Non è escluso. Ma, d'altra parte, la trasparenza e i controlli europei dovrebbero premiare competenza e onestà. Una luce più forte a difesa della legalità.
Speriamo. Nella lunga ed estenuante trattativa preliminare alla redazione del Pnrr, Bruxelles ha molto insistito sulla riforma della Giustizia: processo penale, civile, ordinamento giudiziario, funzionamento del Csm. La ministra, Marta Cartabia, ha avvertito che se dovesse saltare, l'intero impianto di sussidi e prestiti del Pnrr verrebbe a cadere. È una riforma abilitante. Poche le reazioni. Sono leggi delega, per fortuna, ma su temi sui quali i contrasti sono atavici, a partire dalla prescrizione. Contrapposizioni decennali che dovrebbero magicamente ricomporsi in pochi mesi.
L'attenzione è soprattutto sui tempi del processo civile. Secondo i dati del 2019 per il primo grado occorrono in media 527 giorni; per l'appello 865 giorni, otto volte il dato tedesco; per la Cassazione 1.266 giorni, cioè 7 anni e mezzo. Bruxelles chiedeva di ridurre i tempi del secondo grado, a fine periodo del Pnrr, a 100 giorni come in Germania.
Si sono accontentati di 300. Nel Pnrr si legge, sempre a proposito di Giustizia che «per i tre progetti di riforma il governo ha richiesto la trattazione prioritaria che ne comporterà la calendarizzazione per l'esame dell' aula entro giugno 2021». Cioè domani mattina.
Altro tema di cui non si parla o si parla poco è quello delle liberalizzazioni. Bruxelles voleva di fatto la cancellazione degli ordini professionali. Respinta.
Avremmo assistito a moti di piazza. Ma sono stati presi degli impegni di portata storica che riguardano una maggiore concorrenza nei mercati del gas e dell'elettricità (obbligatorietà delle gare d' appalto, eliminazione dei prezzi regolamentati, solo per fare due esempi) spostati un po' più in là, nel 2024 e 2025. Quale sarà il governo che dovrà farli rispettare? Avranno l'onestà i partiti di ricordarli nella prossima campagna elettorale per il rinnovo del Parlamento o faranno finta di niente?
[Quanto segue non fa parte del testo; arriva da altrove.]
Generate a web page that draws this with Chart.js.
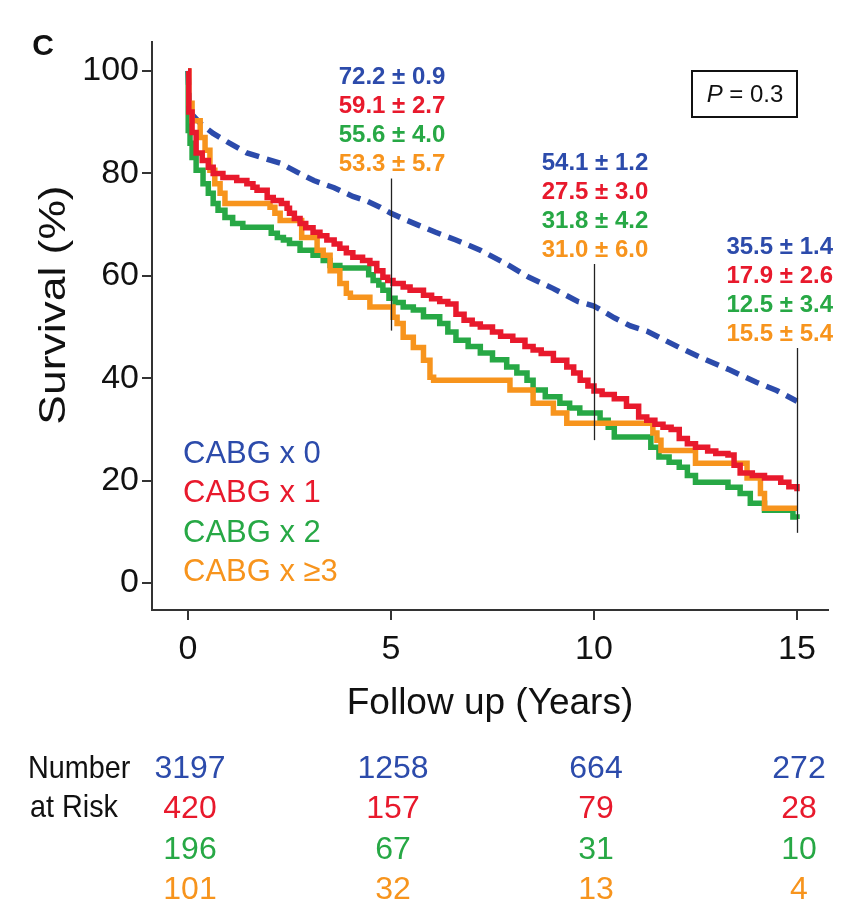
<!DOCTYPE html>
<html>
<head>
<meta charset="utf-8">
<script src="https://cdn.jsdelivr.net/npm/chart.js@4"></script>
<style>
  body { margin: 0; background: #fff; }
  canvas { display: block; }
</style>
</head>
<body>
<canvas id="grafico-km" width="841" height="906"></canvas>
<script>
// Grupos e cores
const grupos = ["CABG x 0", "CABG x 1", "CABG x 2", "CABG x \u22653"];
const cores = ["#2c4bab", "#e8192c", "#27a845", "#f7941d"];

// Curvas de sobrevida (anos, %)
const tempo0 = [0, 0.03, 0.1, 0.3, 0.62, 1.0, 1.45, 2.27, 2.7, 3.1, 3.6, 4.06, 4.4, 4.73, 5.0, 5.4, 5.7, 6.1, 6.6, 7.2, 7.8, 8.4, 9.0, 9.6, 10, 10.5, 10.9, 11.3, 12.1, 12.7, 13.35, 14, 14.5, 15];
const sobrev0 = [100, 94, 91.5, 89.8, 87.8, 86, 84, 82, 80.2, 78.6, 77.2, 75.5, 74.6, 73.4, 72.2, 70.8, 69.8, 68.5, 67, 65, 62.5, 59.7, 57.5, 55, 54.1, 51.8, 50.2, 49.2, 46, 43.8, 41.6, 39.2, 37.6, 35.5];

const tempo1 = [0, 0.02, 0.1, 0.2, 0.35, 0.5, 0.62, 0.86, 1.2, 1.45, 1.6, 1.7, 1.95, 2.1, 2.3, 2.44, 2.5, 2.62, 2.76, 2.9, 3.08, 3.25, 3.42, 3.6, 3.74, 3.9, 4.06, 4.3, 4.48, 4.65, 4.8, 4.92, 5.05, 5.3, 5.47, 5.8, 6.0, 6.2, 6.4, 6.6, 6.8, 7.0, 7.2, 7.5, 7.7, 8.0, 8.3, 8.5, 8.7, 9.0, 9.33, 9.5, 9.66, 9.85, 10.0, 10.2, 10.5, 10.8, 11.1, 11.3, 11.5, 11.7, 11.9, 12.1, 12.3, 12.5, 12.8, 13.0, 13.3, 13.45, 13.6, 13.9, 14.2, 14.6, 14.8, 15];
const sobrev1 = [100, 92, 88, 84, 82.5, 81.2, 80, 79.2, 78.6, 78, 77.3, 76.7, 75.3, 74.7, 74.1, 73.2, 72.2, 71.2, 70.2, 69.4, 68.5, 67.8, 67, 66.2, 65.4, 64.5, 63.6, 63, 62.4, 61, 59.7, 59.1, 58.5, 57.8, 57.2, 56.2, 55.5, 55.0, 54.5, 52.5, 51.3, 50.6, 50, 49, 48.2, 47.4, 46.2, 45.5, 44.8, 43.5, 42.2, 41, 39.6, 38.5, 37.5, 36.8, 36, 34.5, 32.4, 31.8, 31, 30.4, 30, 28.2, 27.2, 26.5, 25.8, 25.3, 25, 23, 21.5, 21, 20.5, 19.7, 18.8, 17.9];

const tempo2 = [0, 0.005, 0.05, 0.1, 0.2, 0.37, 0.5, 0.62, 0.74, 0.91, 1.1, 1.35, 2.05, 2.2, 2.35, 2.5, 2.76, 3.08, 3.33, 3.5, 3.74, 4.45, 4.56, 4.7, 4.8, 4.95, 5.1, 5.3, 5.55, 5.8, 6.2, 6.4, 6.6, 6.9, 7.2, 7.5, 7.85, 8.1, 8.35, 8.5, 8.8, 9.16, 9.4, 9.65, 10.15, 10.35, 10.5, 11.4, 11.6, 11.85, 12.1, 12.3, 12.5, 13.3, 13.6, 13.85, 14.2, 14.9, 15];
const sobrev2 = [100, 88.4, 85.9, 83.1, 80.6, 78, 76.1, 74.1, 72.8, 71.4, 70.2, 69.5, 68.3, 67.5, 67, 66.3, 65, 64, 63, 62, 61.5, 60.2, 59.1, 58.2, 57.2, 55.6, 54.8, 53.9, 53.3, 52, 50.7, 49, 47.4, 46.2, 44.9, 43.6, 42.2, 41, 39.6, 37.7, 36.4, 35.1, 34.2, 33.2, 31.8, 30.4, 28.5, 26.5, 24.6, 23.6, 22.6, 21, 19.7, 18.7, 17.5, 15.6, 14.2, 12.9, 12.5];

const tempo3 = [0, 0.02, 0.1, 0.3, 0.42, 0.54, 0.66, 0.79, 0.91, 2.02, 2.14, 2.27, 2.8, 3.18, 3.33, 3.5, 3.74, 3.9, 4.0, 4.48, 5.05, 5.15, 5.3, 5.55, 5.8, 5.96, 6.05, 7.93, 8.5, 9.0, 9.33, 11.45, 11.55, 11.65, 12.5, 13.77, 14.1, 14.2, 15];
const sobrev3 = [100, 93.7, 90.3, 87, 84.5, 80.6, 78, 76.1, 74.1, 73.4, 72.2, 70.8, 67.5, 65, 64, 61, 58.5, 56.6, 55.8, 53.9, 51.9, 50.7, 48, 46, 43.5, 40.2, 39.6, 37.7, 35.1, 33.2, 31.2, 29.3, 27.9, 25.9, 23.4, 20.5, 17.5, 14.6, 14.6];

// Estimativas (% ± EP) em 5, 10 e 15 anos
const anosMarca = [5, 10, 15];
const est0 = [72.2, 54.1, 35.5], ep0 = [0.9, 1.2, 1.4];
const est1 = [59.1, 27.5, 17.9], ep1 = [2.7, 3.0, 2.6];
const est2 = [55.6, 31.8, 12.5], ep2 = [4.0, 4.2, 3.4];
const est3 = [53.3, 31.0, 15.5], ep3 = [5.7, 6.0, 5.4];
// linhas verticais de referência (topo e base, em %)
const linhaTopo = [79, 62.3, 45.9];
const linhaBase = [49.3, 27.9, 9.8];

// Número em risco
const anosRisco = [0, 5, 10, 15];
const risco0 = [3197, 1258, 664, 272];
const risco1 = [420, 157, 79, 28];
const risco2 = [196, 67, 31, 10];
const risco3 = [101, 32, 13, 4];

const ticksX = [0, 5, 10, 15];
const ticksY = [0, 20, 40, 60, 80, 100];
const valorP = "0.3";

const FONTE = "'Liberation Sans', Arial, Helvetica, sans-serif";

function pontos(t, s) {
    return t.map((x, i) => ({ x: x, y: s[i] }));
}

const tempos = [tempo0, tempo1, tempo2, tempo3];
const sobrevs = [sobrev0, sobrev1, sobrev2, sobrev3];
const estimativas = [est0, est1, est2, est3];
const erros = [ep0, ep1, ep2, ep3];
const riscos = [risco0, risco1, risco2, risco3];

// Plugin com textos, anotações e tabela
const extras = {
    id: "extras",
    afterDatasetsDraw(chart) {
        const ctx = chart.ctx;
        const sx = chart.scales.x;
        const sy = chart.scales.y;
        ctx.save();

        // linhas verticais
        ctx.strokeStyle = "#222";
        ctx.lineWidth = 1.3;
        anosMarca.forEach((a, i) => {
            const px = Math.round(sx.getPixelForValue(a)) + 0.5;
            ctx.beginPath();
            ctx.moveTo(px, sy.getPixelForValue(linhaTopo[i]));
            ctx.lineTo(px, sy.getPixelForValue(linhaBase[i]));
            ctx.stroke();
        });

        // anotações
        ctx.font = "bold 24px " + FONTE;
        ctx.textBaseline = "middle";
        anosMarca.forEach((a, i) => {
            const px = sx.getPixelForValue(a);
            const yBase = sy.getPixelForValue(linhaTopo[i]) - 14;
            for (let g = 0; g < 4; g++) {
                const txt = estimativas[g][i].toFixed(1) + " \u00b1 " + erros[g][i].toFixed(1);
                ctx.fillStyle = cores[g];
                const y = yBase - (3 - g) * 29;
                if (i === 2) {
                    ctx.textAlign = "right";
                    ctx.fillText(txt, 833, y);
                } else {
                    ctx.textAlign = "center";
                    ctx.fillText(txt, px + 1, y);
                }
            }
        });

        // legenda
        ctx.font = "31px " + FONTE;
        ctx.textAlign = "left";
        grupos.forEach((g, i) => {
            ctx.fillStyle = cores[i];
            ctx.fillText(g, 183, 454 + i * 39.5);
        });

        // caixa do P
        ctx.strokeStyle = "#111";
        ctx.lineWidth = 2;
        ctx.strokeRect(692, 71, 105, 46);
        ctx.fillStyle = "#111";
        ctx.font = "italic 24px " + FONTE;
        const wP = ctx.measureText("P").width;
        ctx.font = "24px " + FONTE;
        const resto = " = " + valorP;
        const wR = ctx.measureText(resto).width;
        const x0 = 745 - (wP + wR) / 2;
        ctx.textAlign = "left";
        ctx.font = "italic 24px " + FONTE;
        ctx.fillText("P", x0, 95);
        ctx.font = "24px " + FONTE;
        ctx.fillText(resto, x0 + wP, 95);

        // rótulo do painel
        ctx.font = "bold 30px " + FONTE;
        ctx.textAlign = "center";
        ctx.fillText("C", 43, 47);

        // títulos dos eixos
        ctx.font = "37px " + FONTE;
        ctx.fillText("Follow up (Years)", (chart.chartArea.left + chart.chartArea.right) / 2, 704);
        ctx.save();
        ctx.translate(55, 305);
        ctx.rotate(-Math.PI / 2);
        ctx.scale(1.2, 1);
        ctx.font = "37px " + FONTE;
        ctx.fillText("Survival (%)", 0, 0);
        ctx.restore();

        // número em risco
        ctx.font = "32px " + FONTE;
        ctx.textAlign = "left";
        ctx.fillStyle = "#111";
        ctx.save();
        ctx.scale(0.9, 1);
        ctx.fillText("Number", 28 / 0.9, 769);
        ctx.fillText("at Risk", 30 / 0.9, 808);
        ctx.restore();
        ctx.textAlign = "center";
        riscos.forEach((linha, g) => {
            ctx.fillStyle = cores[g];
            linha.forEach((n, i) => {
                ctx.fillText(String(n), sx.getPixelForValue(anosRisco[i]) + 2, 769 + g * 40.5);
            });
        });

        ctx.restore();
    }
};

const ctx = document.getElementById("grafico-km").getContext("2d");
const grafico = new Chart(ctx, {
    type: "line",
    data: {
        datasets: grupos.map((g, i) => ({
            label: g,
            data: pontos(tempos[i], sobrevs[i]),
            borderColor: cores[i],
            borderWidth: 5.5,
            borderDash: i === 0 ? [14, 8] : [],
            stepped: i === 0 ? false : true,
            pointRadius: 0,
            fill: false,
            tension: 0,
            order: i === 0 ? 3 : (i === 1 ? 0 : (i === 2 ? 2 : 1)),
        })),
    },
    options: {
        responsive: false,
        animation: false,
        layout: { padding: { top: 42, right: 13, left: 0, bottom: 0 } },
        plugins: {
            legend: { display: false },
            tooltip: { enabled: false },
        },
        scales: {
            x: {
                type: "linear",
                min: -0.887,
                max: 15.764,
                afterFit: (s) => { s.height = 296; },
                afterBuildTicks: (s) => { s.ticks = ticksX.map(v => ({ value: v })); },
                grid: { drawOnChartArea: false, drawTicks: true, tickLength: 10, color: "#333", lineWidth: 2 },
                border: { display: true, color: "#333", width: 2 },
                ticks: { autoSkip: false, maxRotation: 0, padding: 9, color: "#111", font: { family: FONTE, size: 34 } },
            },
            y: {
                type: "linear",
                min: -5.27,
                max: 105.66,
                afterFit: (s) => { s.width = 152; },
                afterBuildTicks: (s) => { s.ticks = ticksY.map(v => ({ value: v })); },
                grid: { drawOnChartArea: false, drawTicks: true, tickLength: 10, color: "#333", lineWidth: 2 },
                border: { display: true, color: "#333", width: 2 },
                ticks: { autoSkip: false, padding: 3, color: "#111", font: { family: FONTE, size: 34 } },
            },
        },
    },
    plugins: [extras],
});
</script>
</body>
</html>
Poi c'è la liberalizzazione delle concessioni portuali, non una cosa da poco. E, ancora, l'allargamento dei poteri dell' Antitrust per il controllo delle concentrazioni. Ci sarebbe anche il capitolo dei servizi municipali, dei limiti alle cosiddette partecipazioni in house. La riforma dei servizi pubblici locali non riguarderà, come aveva chiesto Bruxelles, il servizio idrico, ma ci troviamo comunque di fronte a una rivoluzione annunciata nelle gestioni comunali.
Chissà se questi temi verranno discussi nella prossima tornata per l' elezione dei sindaci a Milano, Napoli, Roma, Torino. Argomento noioso. Da rimuovere. Certo nel 2025 gran parte dei soldi del Next generation Eu sarà stato erogato ma se gli impegni presi non verranno rispettati sarà assai difficile risedersi a un tavolo europeo e sostenere la necessità di emettere debito comune. C' è un futuro oltre il Pnrr, ma noi siamo concentrati sui consensi immediati, il semestre bianco, il prossimo voto. Cioè domani. Dopodomani è un altro secolo.